**JOB:**
Without the pictures, extract every line from the start of the material to the line containing "import plotly.graph_objects as go", both ends included.

--- START ---

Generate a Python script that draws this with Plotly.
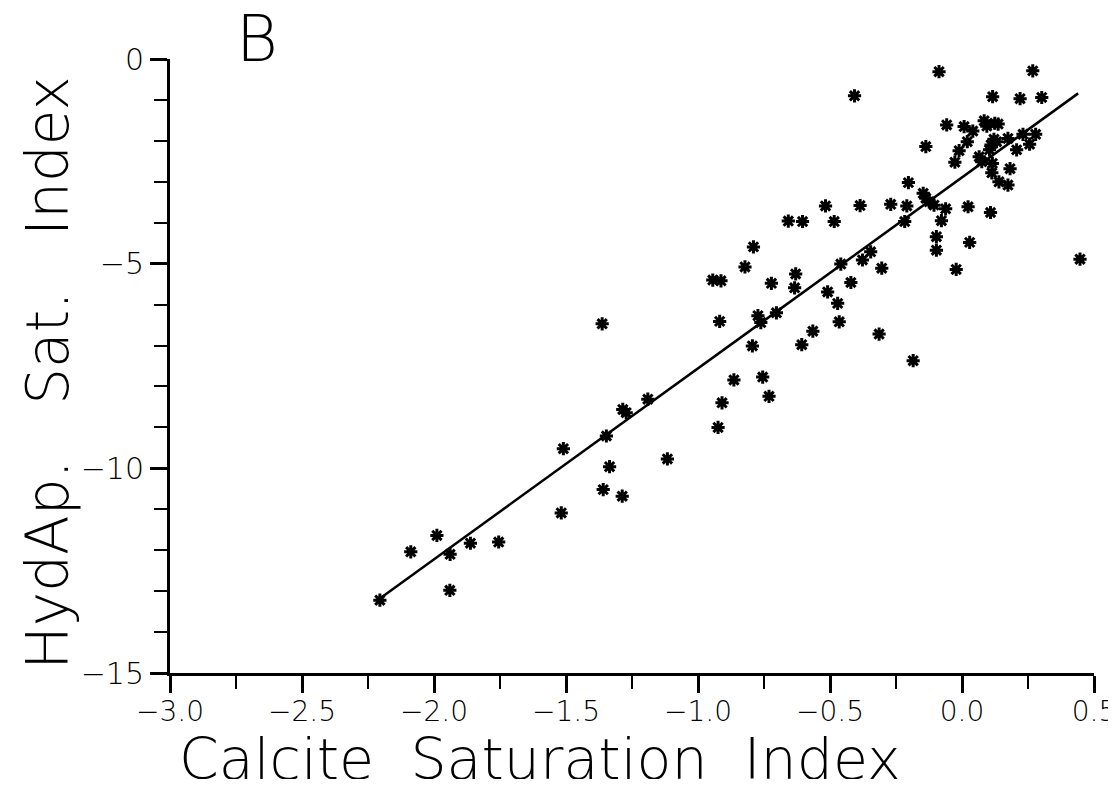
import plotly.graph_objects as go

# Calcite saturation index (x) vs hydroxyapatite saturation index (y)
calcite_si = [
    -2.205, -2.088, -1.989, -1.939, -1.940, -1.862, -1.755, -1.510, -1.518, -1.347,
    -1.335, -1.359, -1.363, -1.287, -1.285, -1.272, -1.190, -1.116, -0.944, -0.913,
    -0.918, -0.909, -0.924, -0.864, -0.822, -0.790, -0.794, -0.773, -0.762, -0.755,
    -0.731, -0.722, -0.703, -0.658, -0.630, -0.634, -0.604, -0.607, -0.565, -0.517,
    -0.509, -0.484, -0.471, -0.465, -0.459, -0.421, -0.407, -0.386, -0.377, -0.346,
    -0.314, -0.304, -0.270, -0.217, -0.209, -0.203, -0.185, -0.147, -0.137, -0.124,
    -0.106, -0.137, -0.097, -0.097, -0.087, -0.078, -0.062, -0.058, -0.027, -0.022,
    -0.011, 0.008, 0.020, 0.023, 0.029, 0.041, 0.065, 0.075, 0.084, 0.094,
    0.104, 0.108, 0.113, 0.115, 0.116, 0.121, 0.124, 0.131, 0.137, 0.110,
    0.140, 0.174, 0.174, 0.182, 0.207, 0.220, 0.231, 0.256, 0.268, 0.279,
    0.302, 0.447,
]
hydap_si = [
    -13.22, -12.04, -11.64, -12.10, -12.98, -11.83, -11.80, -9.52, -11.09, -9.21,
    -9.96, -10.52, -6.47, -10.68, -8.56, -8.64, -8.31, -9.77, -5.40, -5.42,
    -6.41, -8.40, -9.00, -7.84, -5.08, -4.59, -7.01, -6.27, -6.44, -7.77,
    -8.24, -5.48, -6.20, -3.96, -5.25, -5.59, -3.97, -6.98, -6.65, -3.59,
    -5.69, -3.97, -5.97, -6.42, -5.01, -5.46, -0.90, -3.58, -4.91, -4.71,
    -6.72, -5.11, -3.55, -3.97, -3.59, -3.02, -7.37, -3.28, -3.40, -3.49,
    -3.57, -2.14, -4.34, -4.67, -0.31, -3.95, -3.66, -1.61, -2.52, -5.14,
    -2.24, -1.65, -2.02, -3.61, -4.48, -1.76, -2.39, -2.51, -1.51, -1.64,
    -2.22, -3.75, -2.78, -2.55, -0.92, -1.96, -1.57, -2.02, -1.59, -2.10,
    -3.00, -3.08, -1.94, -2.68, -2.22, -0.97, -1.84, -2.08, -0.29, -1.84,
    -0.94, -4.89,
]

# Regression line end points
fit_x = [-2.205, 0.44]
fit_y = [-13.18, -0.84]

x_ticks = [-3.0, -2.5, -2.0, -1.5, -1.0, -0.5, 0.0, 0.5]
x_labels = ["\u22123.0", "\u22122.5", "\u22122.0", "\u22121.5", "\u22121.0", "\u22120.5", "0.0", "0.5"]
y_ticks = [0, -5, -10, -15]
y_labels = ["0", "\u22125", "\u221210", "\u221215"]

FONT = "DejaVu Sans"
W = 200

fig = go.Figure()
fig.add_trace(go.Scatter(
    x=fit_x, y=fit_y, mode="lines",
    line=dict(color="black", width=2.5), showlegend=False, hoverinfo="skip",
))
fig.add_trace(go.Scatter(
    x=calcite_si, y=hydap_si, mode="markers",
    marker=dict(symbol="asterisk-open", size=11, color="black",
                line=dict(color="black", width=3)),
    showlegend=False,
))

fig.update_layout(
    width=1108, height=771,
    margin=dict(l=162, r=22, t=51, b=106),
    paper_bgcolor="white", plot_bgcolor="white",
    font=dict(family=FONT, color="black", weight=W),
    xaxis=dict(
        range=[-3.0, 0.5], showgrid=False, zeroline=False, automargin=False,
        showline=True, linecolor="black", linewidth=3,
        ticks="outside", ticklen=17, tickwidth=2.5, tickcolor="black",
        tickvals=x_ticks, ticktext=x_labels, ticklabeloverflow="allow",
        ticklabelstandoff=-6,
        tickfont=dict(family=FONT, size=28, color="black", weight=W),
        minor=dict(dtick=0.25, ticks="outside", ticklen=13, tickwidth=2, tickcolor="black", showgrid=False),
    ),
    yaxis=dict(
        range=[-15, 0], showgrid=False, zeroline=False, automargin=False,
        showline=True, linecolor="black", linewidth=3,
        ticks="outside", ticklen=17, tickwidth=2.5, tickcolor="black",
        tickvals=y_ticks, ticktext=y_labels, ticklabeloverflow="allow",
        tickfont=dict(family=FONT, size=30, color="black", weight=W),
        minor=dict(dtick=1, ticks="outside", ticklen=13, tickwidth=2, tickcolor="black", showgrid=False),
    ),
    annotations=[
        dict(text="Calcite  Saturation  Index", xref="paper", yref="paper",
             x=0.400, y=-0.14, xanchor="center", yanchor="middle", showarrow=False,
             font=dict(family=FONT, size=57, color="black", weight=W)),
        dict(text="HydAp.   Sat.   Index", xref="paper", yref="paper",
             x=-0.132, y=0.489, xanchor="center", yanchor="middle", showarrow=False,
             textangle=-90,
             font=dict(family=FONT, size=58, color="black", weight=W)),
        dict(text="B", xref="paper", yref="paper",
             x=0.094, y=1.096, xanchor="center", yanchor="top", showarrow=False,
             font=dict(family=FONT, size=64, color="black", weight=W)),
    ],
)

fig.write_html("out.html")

--- END ---

**THE REPLY:**
Generate a Python script that draws this with Plotly.
import plotly.graph_objects as go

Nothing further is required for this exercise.